Have you heard of the model that is Johari’s Window? It categories relationships according to what is known. Let’s just say that the boxes for hidden/façade and blind spot are quite well magnified in the marriage of Kate and Dexter; neither does it end there. And it starts within the daily minutiae of domesticity when Dexter suddenly, and uncharacteristically, makes a proposal for career changes for both of them:
… Katherine froze mid-mince, at the twist in the road of this plan that she’d anticipated ten minutes ago, as soon as he’d uttered the question “What would you think of moving to Luxembourg?” The twist that meant she’d have to quit her job, permanently. In that first flash of recognition, deep relief washed over her, the relief of an unexpected solution to an intractable problem. She would have to quit. It was not her decision; she had no choice.

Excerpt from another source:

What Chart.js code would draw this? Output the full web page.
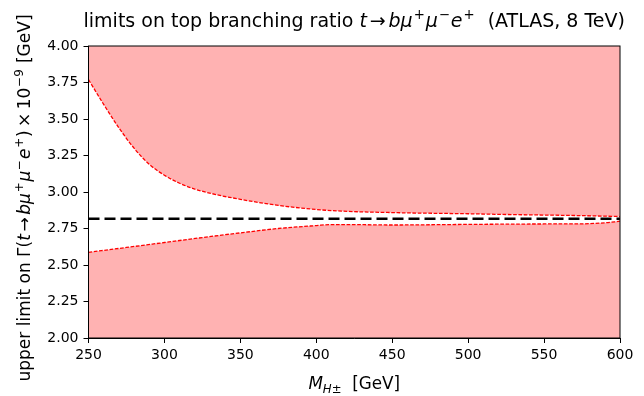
<!DOCTYPE html>
<html>
<head>
<meta charset="utf-8">
<script src="https://cdn.jsdelivr.net/npm/chart.js@4.4.1/dist/chart.umd.min.js"></script>
<style>
  html, body { margin: 0; padding: 0; background: #fff; }
  #wrap { width: 644px; height: 396px; }
</style>
</head>
<body>
<div id="wrap"><canvas id="limitChart"></canvas></div>
<script>
// charged Higgs mass points [GeV]
const massUpper = [250, 260, 270, 280, 290, 300, 310, 320, 335, 350, 367, 390, 411, 455, 500, 525, 575, 600];
const limitUpper = [3.77, 3.60, 3.44, 3.30, 3.19, 3.115, 3.06, 3.02, 2.98, 2.95, 2.92, 2.89, 2.872, 2.858, 2.851, 2.846, 2.838, 2.832];

const massLower = [250, 275, 300, 325, 350, 375, 400, 410, 430, 450, 500, 550, 575, 590, 600];
const limitLower = [2.587, 2.62, 2.654, 2.688, 2.72, 2.75, 2.77, 2.777, 2.776, 2.774, 2.778, 2.781, 2.782, 2.789, 2.80];

// observed reference line
const massRef = [250, 600];
const limitRef = [2.817, 2.817];

const xTicks = [250, 300, 350, 400, 450, 500, 550, 600];
const yTicks = [2.00, 2.25, 2.50, 2.75, 3.00, 3.25, 3.50, 3.75, 4.00];

const FONT = "'DejaVu Sans', sans-serif";

function toPoints(xs, ys) {
  return xs.map((x, i) => ({ x: x, y: ys[i] }));
}

// draw a line of text with italic / superscript / subscript pieces
function segFont(seg, size) {
  const sz = seg.s ? size * 0.7 : size;
  return (seg.i ? "italic " : "") + sz + "px " + FONT;
}
function richWidth(ctx, segs, size) {
  let w = 0;
  segs.forEach((seg) => {
    ctx.font = segFont(seg, size);
    w += ctx.measureText(seg.t).width + (seg.gap || 0) * size;
  });
  return w;
}
function drawRich(ctx, segs, size, cx, cy, rot) {
  ctx.save();
  ctx.translate(cx, cy);
  ctx.rotate(rot || 0);
  ctx.fillStyle = "#000";
  ctx.textBaseline = "alphabetic";
  ctx.textAlign = "left";
  let x = -richWidth(ctx, segs, size) / 2;
  segs.forEach((seg) => {
    ctx.font = segFont(seg, size);
    let dy = 0;
    if (seg.s === "sup") dy = -size * 0.42;
    if (seg.s === "sub") dy = size * 0.22;
    const g = (seg.gap || 0) * size / 2;
    ctx.fillText(seg.t, x + g, dy);
    x += ctx.measureText(seg.t).width + 2 * g;
  });
  ctx.restore();
}

const titleSegs = [
  { t: "limits on top branching ratio " }, { t: "t", i: 1 }, { t: "\u2192", gap: 0.3 },
  { t: "b\u03bc", i: 1 }, { t: "+", s: "sup", gap: 0.1 }, { t: "\u03bc", i: 1 }, { t: "\u2212", s: "sup", gap: 0.1 },
  { t: "e", i: 1 }, { t: "+", s: "sup", gap: 0.1 }, { t: "  (ATLAS, 8 TeV)" }
];
const yTitleSegs = [
  { t: "upper limit on \u0393(" }, { t: "t", i: 1 }, { t: "\u2192", gap: 0.3 },
  { t: "b\u03bc", i: 1 }, { t: "+", s: "sup", gap: 0.1 }, { t: "\u03bc", i: 1 }, { t: "\u2212", s: "sup", gap: 0.1 },
  { t: "e", i: 1 }, { t: "+", s: "sup", gap: 0.1 }, { t: ")" }, { t: "\u00d7", gap: 0.4 }, { t: "10" },
  { t: "\u22129", s: "sup", gap: 0.1 }, { t: " [GeV]" }
];
const xTitleSegs = [
  { t: "M", i: 1 }, { t: "H\u00b1", i: 1, s: "sub" }, { t: "  [GeV]" }
];

// frame + texts
const decorPlugin = {
  id: "decor",
  afterDraw(chart) {
    const ctx = chart.ctx;
    const a = chart.chartArea;
    ctx.save();
    ctx.strokeStyle = "#000";
    ctx.lineWidth = 1;
    ctx.strokeRect(a.left, a.top, a.right - a.left, a.bottom - a.top);
    ctx.restore();
    const cx = (a.left + a.right) / 2;
    drawRich(ctx, titleSegs, 19, cx, 27, 0);
    drawRich(ctx, yTitleSegs, 17, 30, 198, -Math.PI / 2);
    drawRich(ctx, xTitleSegs, 16.8, cx, 389, 0);
  }
};

const ctx = document.getElementById("limitChart").getContext("2d");

new Chart(ctx, {
  type: "line",
  data: {
    datasets: [
      {
        data: toPoints(massRef, limitRef),
        borderColor: "#000",
        borderWidth: 2.5,
        borderDash: [11, 5],
        pointRadius: 0,
        fill: false
      },
      {
        data: toPoints(massUpper, limitUpper),
        borderColor: "#ff0000",
        borderWidth: 1.3,
        borderDash: [3.7, 1.6],
        pointRadius: 0,
        cubicInterpolationMode: "monotone",
        fill: "end",
        backgroundColor: "rgba(255, 0, 0, 0.3)"
      },
      {
        data: toPoints(massLower, limitLower),
        borderColor: "#ff0000",
        borderWidth: 1.3,
        borderDash: [3.7, 1.6],
        pointRadius: 0,
        cubicInterpolationMode: "monotone",
        fill: "start",
        backgroundColor: "rgba(255, 0, 0, 0.3)"
      }
    ]
  },
  options: {
    responsive: true,
    maintainAspectRatio: false,
    animation: false,
    layout: { padding: { left: 40, right: 24, top: 46, bottom: 0 } },
    plugins: {
      legend: { display: false },
      tooltip: { enabled: false },
      filler: { drawTime: "beforeDatasetsDraw" }
    },
    scales: {
      x: {
        type: "linear",
        min: 250,
        max: 600,
        afterFit: (scale) => { scale.height = 58; },
        afterBuildTicks: (scale) => { scale.ticks = xTicks.map((v) => ({ value: v })); },
        grid: { display: true, drawOnChartArea: false, drawTicks: true, tickLength: 5, color: "#000" },
        border: { display: true, color: "#000" },
        ticks: { color: "#000", font: { family: FONT, size: 14 }, padding: 4, maxRotation: 0 }
      },
      y: {
        type: "linear",
        min: 2,
        max: 4,
        afterFit: (scale) => { scale.width = 48.5; },
        afterBuildTicks: (scale) => { scale.ticks = yTicks.map((v) => ({ value: v })); },
        grid: { display: true, drawOnChartArea: false, drawTicks: true, tickLength: 5, color: "#000" },
        border: { display: true, color: "#000" },
        ticks: {
          color: "#000",
          font: { family: FONT, size: 14 },
          padding: 5,
          callback: (v) => Number(v).toFixed(2)
        }
      }
    }
  },
  plugins: [decorPlugin]
});
</script>
</body>
</html>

She had never admitted to her husband—had barely admitted to herself—that she wanted to quit. And now she would never have to admit it …

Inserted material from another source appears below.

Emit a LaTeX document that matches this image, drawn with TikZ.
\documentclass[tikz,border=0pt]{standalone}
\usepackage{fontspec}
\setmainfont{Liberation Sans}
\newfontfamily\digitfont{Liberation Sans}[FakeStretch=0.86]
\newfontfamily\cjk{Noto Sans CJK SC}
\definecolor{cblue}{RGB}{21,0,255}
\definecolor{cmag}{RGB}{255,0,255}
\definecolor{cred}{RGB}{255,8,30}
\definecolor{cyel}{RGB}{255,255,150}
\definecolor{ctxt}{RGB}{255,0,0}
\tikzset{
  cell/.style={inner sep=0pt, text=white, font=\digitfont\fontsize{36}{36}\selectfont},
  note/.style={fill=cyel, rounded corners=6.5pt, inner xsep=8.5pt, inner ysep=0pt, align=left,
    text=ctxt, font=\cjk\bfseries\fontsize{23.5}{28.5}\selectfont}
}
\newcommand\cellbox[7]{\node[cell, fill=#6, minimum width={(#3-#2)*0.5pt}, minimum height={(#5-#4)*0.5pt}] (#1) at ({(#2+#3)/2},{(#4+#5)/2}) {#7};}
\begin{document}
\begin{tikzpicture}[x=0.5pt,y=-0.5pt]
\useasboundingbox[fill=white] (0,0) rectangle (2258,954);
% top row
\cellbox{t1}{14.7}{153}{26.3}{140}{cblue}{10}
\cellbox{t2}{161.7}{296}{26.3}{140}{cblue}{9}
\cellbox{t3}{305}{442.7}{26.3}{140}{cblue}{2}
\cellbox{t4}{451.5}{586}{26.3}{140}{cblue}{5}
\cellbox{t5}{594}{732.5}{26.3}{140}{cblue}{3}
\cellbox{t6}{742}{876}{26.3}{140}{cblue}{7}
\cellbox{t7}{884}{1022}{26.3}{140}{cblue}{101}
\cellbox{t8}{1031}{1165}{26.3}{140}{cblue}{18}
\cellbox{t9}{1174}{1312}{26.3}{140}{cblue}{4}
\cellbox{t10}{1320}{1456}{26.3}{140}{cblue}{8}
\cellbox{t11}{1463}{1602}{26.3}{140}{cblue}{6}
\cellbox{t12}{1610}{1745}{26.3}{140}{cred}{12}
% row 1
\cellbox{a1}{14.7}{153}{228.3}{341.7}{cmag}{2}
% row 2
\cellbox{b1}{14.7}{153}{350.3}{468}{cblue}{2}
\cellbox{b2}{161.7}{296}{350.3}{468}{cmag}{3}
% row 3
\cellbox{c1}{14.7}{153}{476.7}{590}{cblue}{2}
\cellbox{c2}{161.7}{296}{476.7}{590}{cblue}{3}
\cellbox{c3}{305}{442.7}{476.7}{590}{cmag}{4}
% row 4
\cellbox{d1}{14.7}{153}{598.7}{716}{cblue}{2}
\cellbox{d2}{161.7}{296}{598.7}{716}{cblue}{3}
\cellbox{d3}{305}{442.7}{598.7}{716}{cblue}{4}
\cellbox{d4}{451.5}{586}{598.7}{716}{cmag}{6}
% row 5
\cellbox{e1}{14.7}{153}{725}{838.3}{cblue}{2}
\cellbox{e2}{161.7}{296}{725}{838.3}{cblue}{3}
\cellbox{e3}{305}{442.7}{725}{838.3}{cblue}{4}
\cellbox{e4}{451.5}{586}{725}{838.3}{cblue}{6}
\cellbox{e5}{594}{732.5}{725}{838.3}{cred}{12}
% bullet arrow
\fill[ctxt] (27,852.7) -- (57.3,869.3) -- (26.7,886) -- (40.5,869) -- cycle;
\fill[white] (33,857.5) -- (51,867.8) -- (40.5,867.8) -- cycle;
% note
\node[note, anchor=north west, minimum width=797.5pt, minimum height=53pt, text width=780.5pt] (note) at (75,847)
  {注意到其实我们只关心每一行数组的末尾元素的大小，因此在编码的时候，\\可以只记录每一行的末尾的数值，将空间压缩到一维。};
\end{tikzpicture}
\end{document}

And then, the proposal takes flight:
… Strewn around her eight ugly person-sized suitcases were four carry-on bags and a purse and two computer bags and two little-child knapsacks, and, on low-lying outcroppings, jackets and teddy bears and a ziplock filled with granola bars and fruit, both fresh and dried, plus brown M&Ms; all the more popular colors had been eaten before Nova Scotia.
This was her, clutching her family’s blue passports, distinct from the Germans’ burgundy, standing out not just because of the vinyl colors, but also because locals don’t sit around on piles of hideous luggage, clutching passports.

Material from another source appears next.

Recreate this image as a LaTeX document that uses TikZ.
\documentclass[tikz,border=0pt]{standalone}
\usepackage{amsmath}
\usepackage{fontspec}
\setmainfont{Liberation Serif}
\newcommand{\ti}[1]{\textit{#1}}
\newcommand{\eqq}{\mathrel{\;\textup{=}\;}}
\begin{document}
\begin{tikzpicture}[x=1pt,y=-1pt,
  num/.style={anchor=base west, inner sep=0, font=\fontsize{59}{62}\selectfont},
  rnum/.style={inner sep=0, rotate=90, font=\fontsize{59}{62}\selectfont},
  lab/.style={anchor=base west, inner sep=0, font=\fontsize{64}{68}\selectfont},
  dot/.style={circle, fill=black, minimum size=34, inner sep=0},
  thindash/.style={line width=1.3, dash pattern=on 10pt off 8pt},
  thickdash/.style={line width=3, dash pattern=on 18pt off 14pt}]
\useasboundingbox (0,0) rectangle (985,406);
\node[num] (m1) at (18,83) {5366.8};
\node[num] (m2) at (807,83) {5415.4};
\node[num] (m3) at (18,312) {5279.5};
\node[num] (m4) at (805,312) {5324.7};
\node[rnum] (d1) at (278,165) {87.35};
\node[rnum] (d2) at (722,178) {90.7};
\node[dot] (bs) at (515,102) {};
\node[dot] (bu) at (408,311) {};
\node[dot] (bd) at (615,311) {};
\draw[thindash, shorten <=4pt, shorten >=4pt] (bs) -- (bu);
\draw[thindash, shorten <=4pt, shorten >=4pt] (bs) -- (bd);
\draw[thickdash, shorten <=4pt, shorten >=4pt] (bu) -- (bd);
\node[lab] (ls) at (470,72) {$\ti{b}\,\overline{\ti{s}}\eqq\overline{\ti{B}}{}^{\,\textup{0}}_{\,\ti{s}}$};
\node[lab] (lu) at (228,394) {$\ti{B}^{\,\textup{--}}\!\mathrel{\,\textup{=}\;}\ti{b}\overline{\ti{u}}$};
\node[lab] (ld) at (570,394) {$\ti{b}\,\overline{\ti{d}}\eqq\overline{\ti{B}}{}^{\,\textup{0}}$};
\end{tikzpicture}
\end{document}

This was her, not understanding what anyone was saying, the language incomprehensible. After a seven-hour flight that allowed two hours of sleep, baggy-eyed and spent and hungry and nauseated and excited and fearful.
This was her: an immigrant, immigrating …
Those unknowns are not just in the marriage but lies within lives. Think Brangelina’s Mr and Mrs Jones with a decent IQ and less reliance on action sequences to maintain the suspense and thrill.